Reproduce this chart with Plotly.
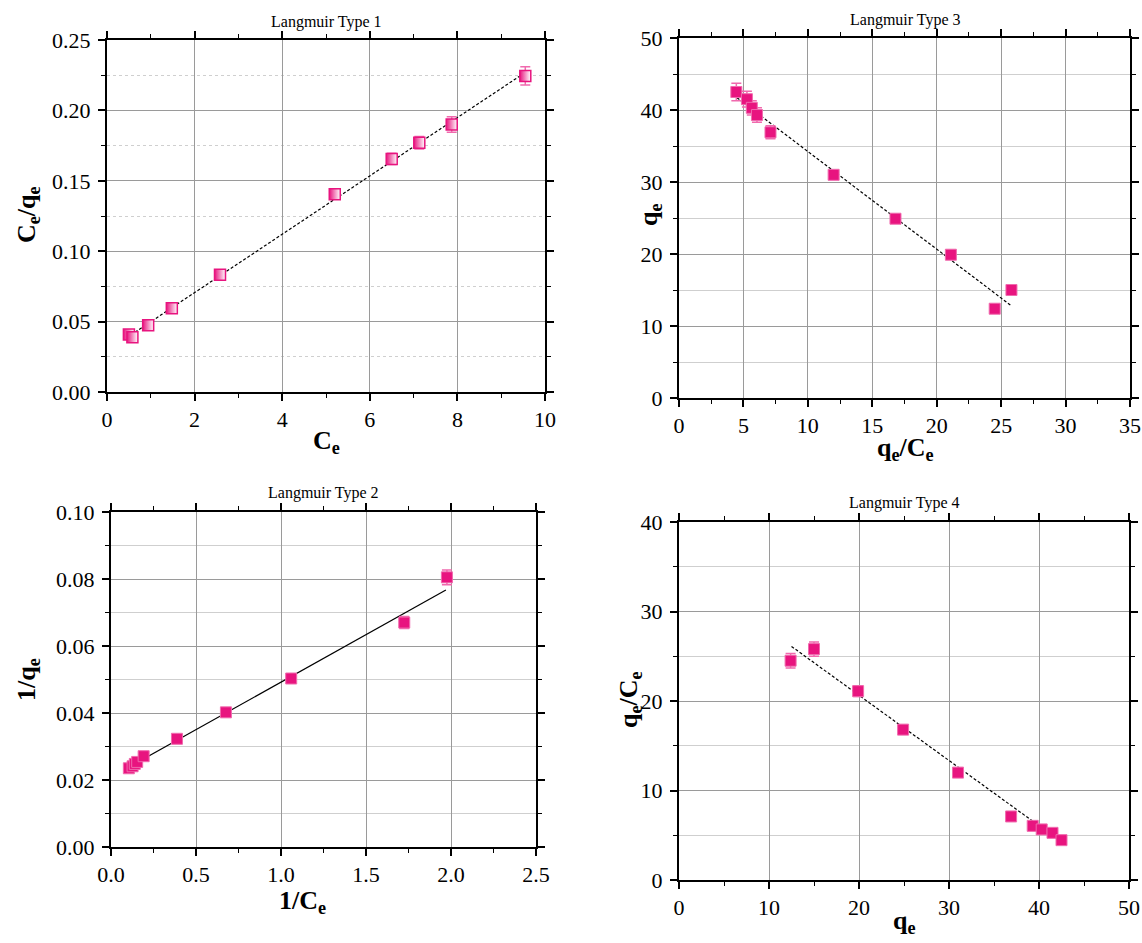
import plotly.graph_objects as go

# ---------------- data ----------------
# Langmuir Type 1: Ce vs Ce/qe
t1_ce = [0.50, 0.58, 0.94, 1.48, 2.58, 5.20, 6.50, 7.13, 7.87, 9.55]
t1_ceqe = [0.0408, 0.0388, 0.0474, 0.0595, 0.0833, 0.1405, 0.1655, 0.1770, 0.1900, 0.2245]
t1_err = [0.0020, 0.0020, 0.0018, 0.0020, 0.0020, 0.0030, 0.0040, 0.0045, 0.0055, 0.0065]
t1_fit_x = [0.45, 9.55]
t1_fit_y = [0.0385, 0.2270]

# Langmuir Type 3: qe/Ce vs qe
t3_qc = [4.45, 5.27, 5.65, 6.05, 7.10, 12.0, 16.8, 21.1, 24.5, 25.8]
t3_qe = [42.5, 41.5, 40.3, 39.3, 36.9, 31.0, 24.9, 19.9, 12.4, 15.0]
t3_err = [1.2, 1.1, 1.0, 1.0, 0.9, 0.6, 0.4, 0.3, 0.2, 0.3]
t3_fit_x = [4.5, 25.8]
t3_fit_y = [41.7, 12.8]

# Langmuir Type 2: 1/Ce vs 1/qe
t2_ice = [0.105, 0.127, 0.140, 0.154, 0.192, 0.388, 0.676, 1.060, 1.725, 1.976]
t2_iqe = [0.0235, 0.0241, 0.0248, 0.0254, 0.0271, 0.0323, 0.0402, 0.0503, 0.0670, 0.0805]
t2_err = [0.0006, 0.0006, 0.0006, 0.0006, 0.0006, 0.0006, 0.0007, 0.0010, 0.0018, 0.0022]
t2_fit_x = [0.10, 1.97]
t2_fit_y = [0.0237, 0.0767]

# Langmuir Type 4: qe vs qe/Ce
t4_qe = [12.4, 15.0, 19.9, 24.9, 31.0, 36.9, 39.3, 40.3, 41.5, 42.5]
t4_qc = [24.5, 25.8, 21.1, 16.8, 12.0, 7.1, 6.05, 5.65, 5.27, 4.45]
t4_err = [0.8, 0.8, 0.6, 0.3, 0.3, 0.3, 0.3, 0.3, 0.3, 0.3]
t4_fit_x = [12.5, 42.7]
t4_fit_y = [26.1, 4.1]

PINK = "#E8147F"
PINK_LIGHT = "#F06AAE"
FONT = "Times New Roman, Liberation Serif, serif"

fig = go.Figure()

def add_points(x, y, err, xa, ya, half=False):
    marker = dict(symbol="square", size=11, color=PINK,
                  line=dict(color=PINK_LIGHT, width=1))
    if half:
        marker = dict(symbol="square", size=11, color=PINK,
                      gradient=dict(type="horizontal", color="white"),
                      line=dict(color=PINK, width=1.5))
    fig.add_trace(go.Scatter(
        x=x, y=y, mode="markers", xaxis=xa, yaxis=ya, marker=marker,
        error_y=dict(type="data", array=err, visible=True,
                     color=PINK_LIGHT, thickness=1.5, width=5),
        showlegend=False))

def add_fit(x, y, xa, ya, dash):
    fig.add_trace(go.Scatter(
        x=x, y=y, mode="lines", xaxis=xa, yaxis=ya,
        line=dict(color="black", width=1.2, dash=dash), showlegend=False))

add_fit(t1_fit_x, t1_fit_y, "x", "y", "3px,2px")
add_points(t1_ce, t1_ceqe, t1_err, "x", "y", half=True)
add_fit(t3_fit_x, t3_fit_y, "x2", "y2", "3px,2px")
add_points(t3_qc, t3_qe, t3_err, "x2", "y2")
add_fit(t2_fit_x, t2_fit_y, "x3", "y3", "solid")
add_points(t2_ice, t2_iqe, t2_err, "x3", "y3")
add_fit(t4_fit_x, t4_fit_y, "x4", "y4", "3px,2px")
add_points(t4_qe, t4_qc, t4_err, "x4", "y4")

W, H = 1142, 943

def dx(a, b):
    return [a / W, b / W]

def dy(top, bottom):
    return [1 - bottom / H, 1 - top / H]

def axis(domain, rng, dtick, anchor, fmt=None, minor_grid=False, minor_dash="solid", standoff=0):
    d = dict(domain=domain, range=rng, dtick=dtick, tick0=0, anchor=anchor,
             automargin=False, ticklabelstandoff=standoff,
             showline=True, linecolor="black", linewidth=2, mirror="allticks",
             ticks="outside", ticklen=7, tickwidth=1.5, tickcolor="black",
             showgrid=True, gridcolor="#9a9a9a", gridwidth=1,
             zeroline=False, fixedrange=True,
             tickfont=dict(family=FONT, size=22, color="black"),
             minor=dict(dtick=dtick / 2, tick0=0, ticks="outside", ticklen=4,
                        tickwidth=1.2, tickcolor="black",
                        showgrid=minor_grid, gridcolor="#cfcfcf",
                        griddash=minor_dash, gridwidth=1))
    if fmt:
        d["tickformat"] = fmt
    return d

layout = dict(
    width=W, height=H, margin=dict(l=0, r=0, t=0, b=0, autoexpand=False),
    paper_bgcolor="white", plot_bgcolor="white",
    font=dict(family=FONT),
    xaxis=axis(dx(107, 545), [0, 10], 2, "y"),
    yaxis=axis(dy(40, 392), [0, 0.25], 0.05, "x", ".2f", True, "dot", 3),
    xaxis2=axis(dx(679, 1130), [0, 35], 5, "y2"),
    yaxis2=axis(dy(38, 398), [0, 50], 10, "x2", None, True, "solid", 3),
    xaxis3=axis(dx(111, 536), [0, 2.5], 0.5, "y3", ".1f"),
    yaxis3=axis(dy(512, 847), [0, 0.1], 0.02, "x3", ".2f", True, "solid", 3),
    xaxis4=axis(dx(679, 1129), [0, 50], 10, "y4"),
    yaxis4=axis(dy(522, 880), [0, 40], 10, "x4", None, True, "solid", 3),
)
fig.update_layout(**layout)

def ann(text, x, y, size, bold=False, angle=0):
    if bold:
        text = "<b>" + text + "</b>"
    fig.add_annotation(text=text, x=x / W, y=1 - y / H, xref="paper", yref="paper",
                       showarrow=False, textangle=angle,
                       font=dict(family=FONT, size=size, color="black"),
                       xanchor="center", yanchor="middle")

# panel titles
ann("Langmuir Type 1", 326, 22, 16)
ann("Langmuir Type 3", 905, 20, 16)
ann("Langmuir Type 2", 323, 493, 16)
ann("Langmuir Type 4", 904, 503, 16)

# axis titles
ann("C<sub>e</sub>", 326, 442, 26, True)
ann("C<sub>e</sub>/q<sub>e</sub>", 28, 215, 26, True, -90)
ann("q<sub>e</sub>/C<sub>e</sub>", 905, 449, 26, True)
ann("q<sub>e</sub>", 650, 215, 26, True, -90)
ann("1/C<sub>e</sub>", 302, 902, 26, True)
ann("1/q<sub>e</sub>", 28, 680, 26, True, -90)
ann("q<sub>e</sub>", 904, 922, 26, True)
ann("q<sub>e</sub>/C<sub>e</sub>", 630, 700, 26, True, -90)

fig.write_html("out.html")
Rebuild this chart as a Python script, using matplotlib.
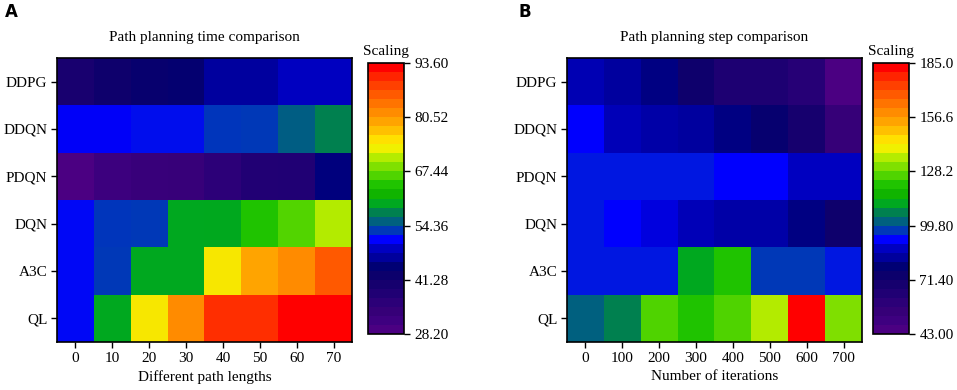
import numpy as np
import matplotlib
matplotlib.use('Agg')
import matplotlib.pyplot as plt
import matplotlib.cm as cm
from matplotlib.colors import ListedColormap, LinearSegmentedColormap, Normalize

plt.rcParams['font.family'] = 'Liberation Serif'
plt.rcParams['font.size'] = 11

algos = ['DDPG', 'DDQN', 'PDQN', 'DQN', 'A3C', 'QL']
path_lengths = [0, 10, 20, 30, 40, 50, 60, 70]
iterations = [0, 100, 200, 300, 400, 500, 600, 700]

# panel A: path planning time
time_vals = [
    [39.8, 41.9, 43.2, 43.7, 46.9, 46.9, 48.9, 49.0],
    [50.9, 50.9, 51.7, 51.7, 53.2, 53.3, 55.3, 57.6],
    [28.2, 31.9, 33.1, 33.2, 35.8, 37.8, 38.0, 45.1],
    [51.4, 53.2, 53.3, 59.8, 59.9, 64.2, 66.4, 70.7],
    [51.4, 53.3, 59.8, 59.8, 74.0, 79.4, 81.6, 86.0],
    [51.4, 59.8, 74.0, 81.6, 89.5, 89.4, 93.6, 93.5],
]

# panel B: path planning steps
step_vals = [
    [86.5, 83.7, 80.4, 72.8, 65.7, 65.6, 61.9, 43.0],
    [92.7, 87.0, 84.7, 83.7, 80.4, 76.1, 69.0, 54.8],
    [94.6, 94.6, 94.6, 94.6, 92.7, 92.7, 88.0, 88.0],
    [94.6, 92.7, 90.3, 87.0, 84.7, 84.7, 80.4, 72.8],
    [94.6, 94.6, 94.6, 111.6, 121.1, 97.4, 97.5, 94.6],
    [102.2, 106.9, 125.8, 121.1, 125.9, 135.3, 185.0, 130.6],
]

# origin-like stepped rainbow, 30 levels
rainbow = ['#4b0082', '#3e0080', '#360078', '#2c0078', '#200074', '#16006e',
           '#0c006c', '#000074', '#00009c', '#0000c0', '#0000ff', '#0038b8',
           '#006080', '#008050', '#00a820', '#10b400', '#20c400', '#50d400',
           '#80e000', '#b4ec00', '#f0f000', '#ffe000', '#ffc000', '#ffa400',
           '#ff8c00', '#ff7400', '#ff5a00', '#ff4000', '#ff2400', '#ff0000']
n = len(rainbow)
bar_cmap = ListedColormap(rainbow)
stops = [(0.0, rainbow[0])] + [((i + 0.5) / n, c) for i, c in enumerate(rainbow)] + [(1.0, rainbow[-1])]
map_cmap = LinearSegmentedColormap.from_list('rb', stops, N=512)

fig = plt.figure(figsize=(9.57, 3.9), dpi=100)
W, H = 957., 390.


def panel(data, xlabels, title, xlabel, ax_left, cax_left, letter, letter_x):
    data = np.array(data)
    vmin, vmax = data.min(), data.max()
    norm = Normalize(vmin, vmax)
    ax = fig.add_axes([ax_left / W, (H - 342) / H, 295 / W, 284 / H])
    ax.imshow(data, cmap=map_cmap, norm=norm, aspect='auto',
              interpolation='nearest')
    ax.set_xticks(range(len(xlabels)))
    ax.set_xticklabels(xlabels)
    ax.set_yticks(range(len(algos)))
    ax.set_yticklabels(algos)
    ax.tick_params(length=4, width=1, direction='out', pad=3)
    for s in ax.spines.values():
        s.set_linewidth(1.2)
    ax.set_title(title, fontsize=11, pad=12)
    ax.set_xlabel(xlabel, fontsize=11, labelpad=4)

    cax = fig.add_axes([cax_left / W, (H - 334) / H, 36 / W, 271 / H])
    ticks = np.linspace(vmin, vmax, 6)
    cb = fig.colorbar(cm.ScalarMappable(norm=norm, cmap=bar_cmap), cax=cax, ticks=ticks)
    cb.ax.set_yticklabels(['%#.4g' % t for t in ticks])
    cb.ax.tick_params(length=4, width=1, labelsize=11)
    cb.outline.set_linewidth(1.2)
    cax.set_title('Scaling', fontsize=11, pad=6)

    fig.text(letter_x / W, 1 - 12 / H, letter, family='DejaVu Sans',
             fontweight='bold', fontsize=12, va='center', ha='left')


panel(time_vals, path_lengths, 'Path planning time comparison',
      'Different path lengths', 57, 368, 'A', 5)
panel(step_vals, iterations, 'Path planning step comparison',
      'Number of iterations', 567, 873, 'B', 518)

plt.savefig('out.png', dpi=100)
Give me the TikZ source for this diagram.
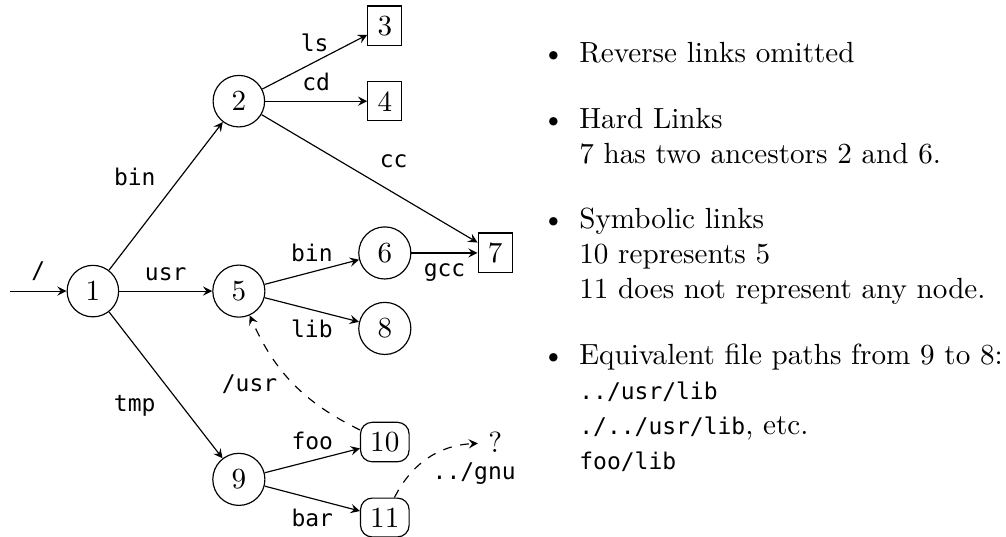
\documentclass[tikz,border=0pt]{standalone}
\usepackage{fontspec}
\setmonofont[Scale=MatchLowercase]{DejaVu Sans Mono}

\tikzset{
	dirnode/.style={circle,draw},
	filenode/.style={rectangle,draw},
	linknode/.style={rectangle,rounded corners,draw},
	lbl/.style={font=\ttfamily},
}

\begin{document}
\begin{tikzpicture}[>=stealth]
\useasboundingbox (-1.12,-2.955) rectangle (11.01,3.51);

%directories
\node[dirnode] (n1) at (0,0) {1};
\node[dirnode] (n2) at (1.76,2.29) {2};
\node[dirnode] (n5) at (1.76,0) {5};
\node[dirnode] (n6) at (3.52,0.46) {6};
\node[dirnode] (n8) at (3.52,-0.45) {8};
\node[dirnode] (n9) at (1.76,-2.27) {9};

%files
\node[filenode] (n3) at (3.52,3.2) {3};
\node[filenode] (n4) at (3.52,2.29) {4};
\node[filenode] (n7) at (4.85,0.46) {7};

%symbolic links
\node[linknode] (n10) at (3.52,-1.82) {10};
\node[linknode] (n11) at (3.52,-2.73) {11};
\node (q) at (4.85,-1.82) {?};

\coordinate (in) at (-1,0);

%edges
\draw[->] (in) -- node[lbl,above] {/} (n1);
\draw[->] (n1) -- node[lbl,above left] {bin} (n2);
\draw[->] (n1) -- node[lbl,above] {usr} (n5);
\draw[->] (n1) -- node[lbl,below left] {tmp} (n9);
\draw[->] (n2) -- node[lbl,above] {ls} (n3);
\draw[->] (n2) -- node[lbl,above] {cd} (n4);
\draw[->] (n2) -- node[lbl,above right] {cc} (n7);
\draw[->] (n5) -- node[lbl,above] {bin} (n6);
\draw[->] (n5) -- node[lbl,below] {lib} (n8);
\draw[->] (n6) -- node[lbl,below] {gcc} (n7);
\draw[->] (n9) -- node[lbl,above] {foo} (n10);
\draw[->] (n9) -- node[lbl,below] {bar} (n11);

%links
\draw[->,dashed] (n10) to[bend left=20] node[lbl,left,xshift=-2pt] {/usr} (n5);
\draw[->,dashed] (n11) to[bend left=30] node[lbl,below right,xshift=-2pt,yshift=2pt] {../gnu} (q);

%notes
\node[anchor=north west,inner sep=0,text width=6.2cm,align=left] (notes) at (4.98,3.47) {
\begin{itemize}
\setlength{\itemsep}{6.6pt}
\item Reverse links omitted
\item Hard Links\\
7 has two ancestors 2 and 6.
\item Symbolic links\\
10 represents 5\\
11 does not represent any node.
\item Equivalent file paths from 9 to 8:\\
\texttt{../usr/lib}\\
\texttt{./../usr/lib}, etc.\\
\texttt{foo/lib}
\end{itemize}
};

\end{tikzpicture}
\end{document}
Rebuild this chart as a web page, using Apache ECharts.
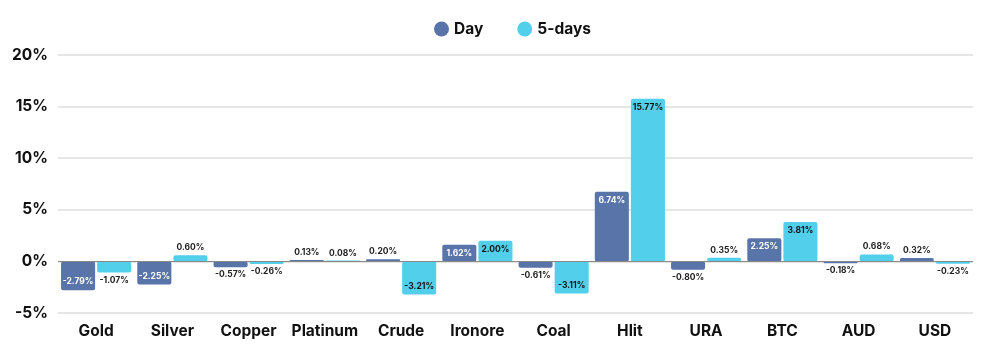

§ Requirement
Pictures do not belong in the copy. Repeat only the lines from the top of the records through the line containing "t1_fit_y = [0.0385, 0.2270]".

§ The output
Reproduce this chart with Plotly.
import plotly.graph_objects as go

# ---------------- data ----------------
# Langmuir Type 1: Ce vs Ce/qe
t1_ce = [0.50, 0.58, 0.94, 1.48, 2.58, 5.20, 6.50, 7.13, 7.87, 9.55]
t1_ceqe = [0.0408, 0.0388, 0.0474, 0.0595, 0.0833, 0.1405, 0.1655, 0.1770, 0.1900, 0.2245]
t1_err = [0.0020, 0.0020, 0.0018, 0.0020, 0.0020, 0.0030, 0.0040, 0.0045, 0.0055, 0.0065]
t1_fit_x = [0.45, 9.55]
t1_fit_y = [0.0385, 0.2270]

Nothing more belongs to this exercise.